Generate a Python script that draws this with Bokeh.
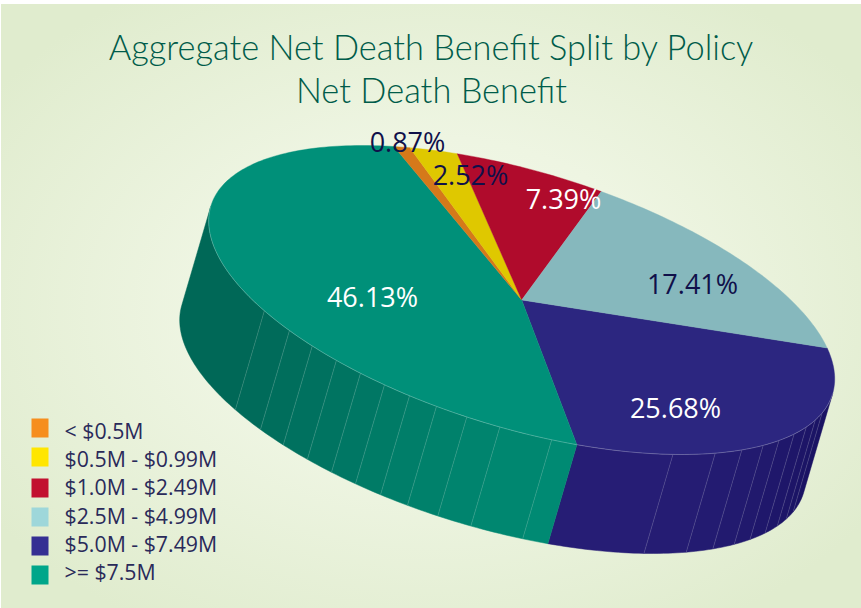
import math
from bokeh.embed import file_html
from bokeh.models import Range1d
from bokeh.plotting import figure
from bokeh.resources import INLINE
from bokeh.core.properties import value

# ---- data ----
categories = ["< $0.5M", "$0.5M - $0.99M", "$1.0M - $2.49M", "$2.5M - $4.99M", "$5.0M - $7.49M", ">= $7.5M"]
shares = [0.87, 2.52, 7.39, 17.41, 25.68, 46.13]
share_labels = ["0.87%", "2.52%", "7.39%", "17.41%", "25.68%", "46.13%"]
title_lines = ["Aggregate Net Death Benefit Split by Policy", "Net Death Benefit"]

# ---- styles ----
legend_colors = ["#f68e1e", "#ffe600", "#c2102f", "#9ed7da", "#352f93", "#00a68a"]
top_colors = ["#d5791a", "#dfc800", "#b00b2c", "#86b8bd", "#2c2680", "#009079"]
label_colors = ["#10104a", "#10104a", "#ffffff", "#10104a", "#ffffff", "#ffffff"]
label_x = [407, 470, 563, 692, 675, 372]
label_y = [141, 174, 198, 283, 407, 296]

# ---- projection of the tilted disc ----
CX, CY, RX, RY, TILT = 521.2, 299.5, 313.0, 154.5, math.radians(59.3)
DX, DY = -29.0, 99.0
START = -12.6           # angle where the 25.68% slice begins


def rim(t_deg, dx=0.0, dy=0.0):
    t = math.radians(t_deg)
    return CX + RX * math.cos(t) + dx, CY + RY * math.cos(t - TILT) + dy


def arc(a, b, dx=0.0, dy=0.0, step=1.0):
    n = max(2, int(abs(b - a) / step) + 1)
    pts = [rim(a + (b - a) * i / (n - 1), dx, dy) for i in range(n)]
    return [q[0] for q in pts], [q[1] for q in pts]


# Slices run clockwise from the 25.68% one
order = [4, 5, 0, 1, 2, 3]
spans = {}
a = START
for i in order:
    spans[i] = (a, a + shares[i] * 3.6)
    a = spans[i][1]

p = figure(width=861, height=608, x_range=Range1d(0, 861), y_range=Range1d(608, 0),
           output_backend="svg", toolbar_location=None, min_border=0,
           background_fill_color=None, border_fill_color=None, outline_line_color=None)
p.axis.visible = False
p.grid.visible = False
p.styles = {"background": "radial-gradient(ellipse 62% 62% at 50% 50%, #f4f9ec 0%, #eef5e2 45%, #e0ecce 100%) no-repeat 1px 4px / 860px 604px, #ffffff"}

# ---- side wall facets ----
WALL_START, WALL_END = 6.6, 186.6
split = spans[4][1]
blue_edges = [WALL_START, 16.3, 20.3, 24.6, 29.5, 34.7, 39.5, 45.3, 51.8, 61.1, split]
teal_edges = [split, 84.5, 94, 100.1, 105.8, 111, 116, 121, 126.3, 132, 137.9, 145.3, WALL_END]


def mix(c1, c2, f):
    return "#%02x%02x%02x" % tuple(round(u + (v - u) * f) for u, v in zip(c1, c2))


fx, fy, fc = [], [], []
for edges, dark, light, rev in [(blue_edges, (0x1a, 0x13, 0x63), (0x26, 0x1d, 0x75), False),
                                (teal_edges, (0x00, 0x68, 0x57), (0x00, 0x8a, 0x73), True)]:
    for k in range(len(edges) - 1):
        x1, y1 = arc(edges[k], edges[k + 1])
        x2, y2 = arc(edges[k + 1], edges[k], DX, DY)
        fx.append(x1 + x2)
        fy.append(y1 + y2)
        f = k / (len(edges) - 2)
        fc.append(mix(dark, light, 1 - f if rev else f))
p.patches(fx, fy, fill_color=fc, line_color=fc, line_width=0.5)

# divider lines on the wall
div_edges = blue_edges[1:-1] + teal_edges[1:-1]
dx0, dy0 = zip(*[rim(e) for e in div_edges])
dx1, dy1 = zip(*[rim(e, DX, DY) for e in div_edges])
p.segment(dx0, dy0, dx1, dy1, line_color="#ffffff", line_alpha=0.22, line_width=0.7)

# ---- top slices ----
sx, sy, sc = [], [], []
for i in order:
    xs, ys = arc(*spans[i])
    sx.append([CX] + xs)
    sy.append([CY] + ys)
    sc.append(top_colors[i])
p.patches(sx, sy, fill_color=sc, line_color=sc, line_width=0.4)

# rim highlight along the wall
rx, ry = arc(WALL_START, WALL_END)
p.line(rx, ry, line_color="#ffffff", line_alpha=0.3, line_width=0.8)

# ---- texts ----
p.text(x=[431, 431], y=[46, 88.5], text=title_lines, text_font=value("Lato Light"),
       text_font_size="34.4px", text_color="#005c4a", text_align="center", text_baseline="middle")
p.text(x=label_x, y=label_y, text=share_labels, text_color=label_colors, text_font=value("Open Sans"),
       text_font_size="27px", text_align="center", text_baseline="middle")

# ---- legend ----
leg_top = [418, 447, 478, 507, 536, 565]
p.quad(left=[31] * 6, right=[48] * 6, top=leg_top, bottom=[v + 19 for v in leg_top],
       fill_color=legend_colors, line_color=None)
p.text(x=[64] * 6, y=[430, 458, 486, 515, 543, 571], text=categories, text_font=value("Open Sans"),
       text_font_size="21.3px", text_color="#2a2a5a", text_align="left", text_baseline="middle")

open("out.html", "w").write(file_html(p, INLINE))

====

Requirements: What is needed is an exact reproduction of the data, pictures excluded.

Exercise output:
Generate a Python script that draws this with Bokeh.
import math
from bokeh.embed import file_html
from bokeh.models import Range1d
from bokeh.plotting import figure
from bokeh.resources import INLINE
from bokeh.core.properties import value

# ---- data ----
categories = ["< $0.5M", "$0.5M - $0.99M", "$1.0M - $2.49M", "$2.5M - $4.99M", "$5.0M - $7.49M", ">= $7.5M"]
shares = [0.87, 2.52, 7.39, 17.41, 25.68, 46.13]
share_labels = ["0.87%", "2.52%", "7.39%", "17.41%", "25.68%", "46.13%"]
title_lines = ["Aggregate Net Death Benefit Split by Policy", "Net Death Benefit"]

# ---- styles ----
legend_colors = ["#f68e1e", "#ffe600", "#c2102f", "#9ed7da", "#352f93", "#00a68a"]
top_colors = ["#d5791a", "#dfc800", "#b00b2c", "#86b8bd", "#2c2680", "#009079"]
label_colors = ["#10104a", "#10104a", "#ffffff", "#10104a", "#ffffff", "#ffffff"]
label_x = [407, 470, 563, 692, 675, 372]
label_y = [141, 174, 198, 283, 407, 296]

# ---- projection of the tilted disc ----
CX, CY, RX, RY, TILT = 521.2, 299.5, 313.0, 154.5, math.radians(59.3)
DX, DY = -29.0, 99.0
START = -12.6           # angle where the 25.68% slice begins


def rim(t_deg, dx=0.0, dy=0.0):
    t = math.radians(t_deg)
    return CX + RX * math.cos(t) + dx, CY + RY * math.cos(t - TILT) + dy


def arc(a, b, dx=0.0, dy=0.0, step=1.0):
    n = max(2, int(abs(b - a) / step) + 1)
    pts = [rim(a + (b - a) * i / (n - 1), dx, dy) for i in range(n)]
    return [q[0] for q in pts], [q[1] for q in pts]


# Slices run clockwise from the 25.68% one
order = [4, 5, 0, 1, 2, 3]
spans = {}
a = START
for i in order:
    spans[i] = (a, a + shares[i] * 3.6)
    a = spans[i][1]

p = figure(width=861, height=608, x_range=Range1d(0, 861), y_range=Range1d(608, 0),
           output_backend="svg", toolbar_location=None, min_border=0,
           background_fill_color=None, border_fill_color=None, outline_line_color=None)
p.axis.visible = False
p.grid.visible = False
p.styles = {"background": "radial-gradient(ellipse 62% 62% at 50% 50%, #f4f9ec 0%, #eef5e2 45%, #e0ecce 100%) no-repeat 1px 4px / 860px 604px, #ffffff"}

# ---- side wall facets ----
WALL_START, WALL_END = 6.6, 186.6
split = spans[4][1]
blue_edges = [WALL_START, 16.3, 20.3, 24.6, 29.5, 34.7, 39.5, 45.3, 51.8, 61.1, split]
teal_edges = [split, 84.5, 94, 100.1, 105.8, 111, 116, 121, 126.3, 132, 137.9, 145.3, WALL_END]


def mix(c1, c2, f):
    return "#%02x%02x%02x" % tuple(round(u + (v - u) * f) for u, v in zip(c1, c2))


fx, fy, fc = [], [], []
for edges, dark, light, rev in [(blue_edges, (0x1a, 0x13, 0x63), (0x26, 0x1d, 0x75), False),
                                (teal_edges, (0x00, 0x68, 0x57), (0x00, 0x8a, 0x73), True)]:
    for k in range(len(edges) - 1):
        x1, y1 = arc(edges[k], edges[k + 1])
        x2, y2 = arc(edges[k + 1], edges[k], DX, DY)
        fx.append(x1 + x2)
        fy.append(y1 + y2)
        f = k / (len(edges) - 2)
        fc.append(mix(dark, light, 1 - f if rev else f))
p.patches(fx, fy, fill_color=fc, line_color=fc, line_width=0.5)

# divider lines on the wall
div_edges = blue_edges[1:-1] + teal_edges[1:-1]
dx0, dy0 = zip(*[rim(e) for e in div_edges])
dx1, dy1 = zip(*[rim(e, DX, DY) for e in div_edges])
p.segment(dx0, dy0, dx1, dy1, line_color="#ffffff", line_alpha=0.22, line_width=0.7)

# ---- top slices ----
sx, sy, sc = [], [], []
for i in order:
    xs, ys = arc(*spans[i])
    sx.append([CX] + xs)
    sy.append([CY] + ys)
    sc.append(top_colors[i])
p.patches(sx, sy, fill_color=sc, line_color=sc, line_width=0.4)

# rim highlight along the wall
rx, ry = arc(WALL_START, WALL_END)
p.line(rx, ry, line_color="#ffffff", line_alpha=0.3, line_width=0.8)

# ---- texts ----
p.text(x=[431, 431], y=[46, 88.5], text=title_lines, text_font=value("Lato Light"),
       text_font_size="34.4px", text_color="#005c4a", text_align="center", text_baseline="middle")
p.text(x=label_x, y=label_y, text=share_labels, text_color=label_colors, text_font=value("Open Sans"),
       text_font_size="27px", text_align="center", text_baseline="middle")

# ---- legend ----
leg_top = [418, 447, 478, 507, 536, 565]
p.quad(left=[31] * 6, right=[48] * 6, top=leg_top, bottom=[v + 19 for v in leg_top],
       fill_color=legend_colors, line_color=None)
p.text(x=[64] * 6, y=[430, 458, 486, 515, 543, 571], text=categories, text_font=value("Open Sans"),
       text_font_size="21.3px", text_color="#2a2a5a", text_align="left", text_baseline="middle")

open("out.html", "w").write(file_html(p, INLINE))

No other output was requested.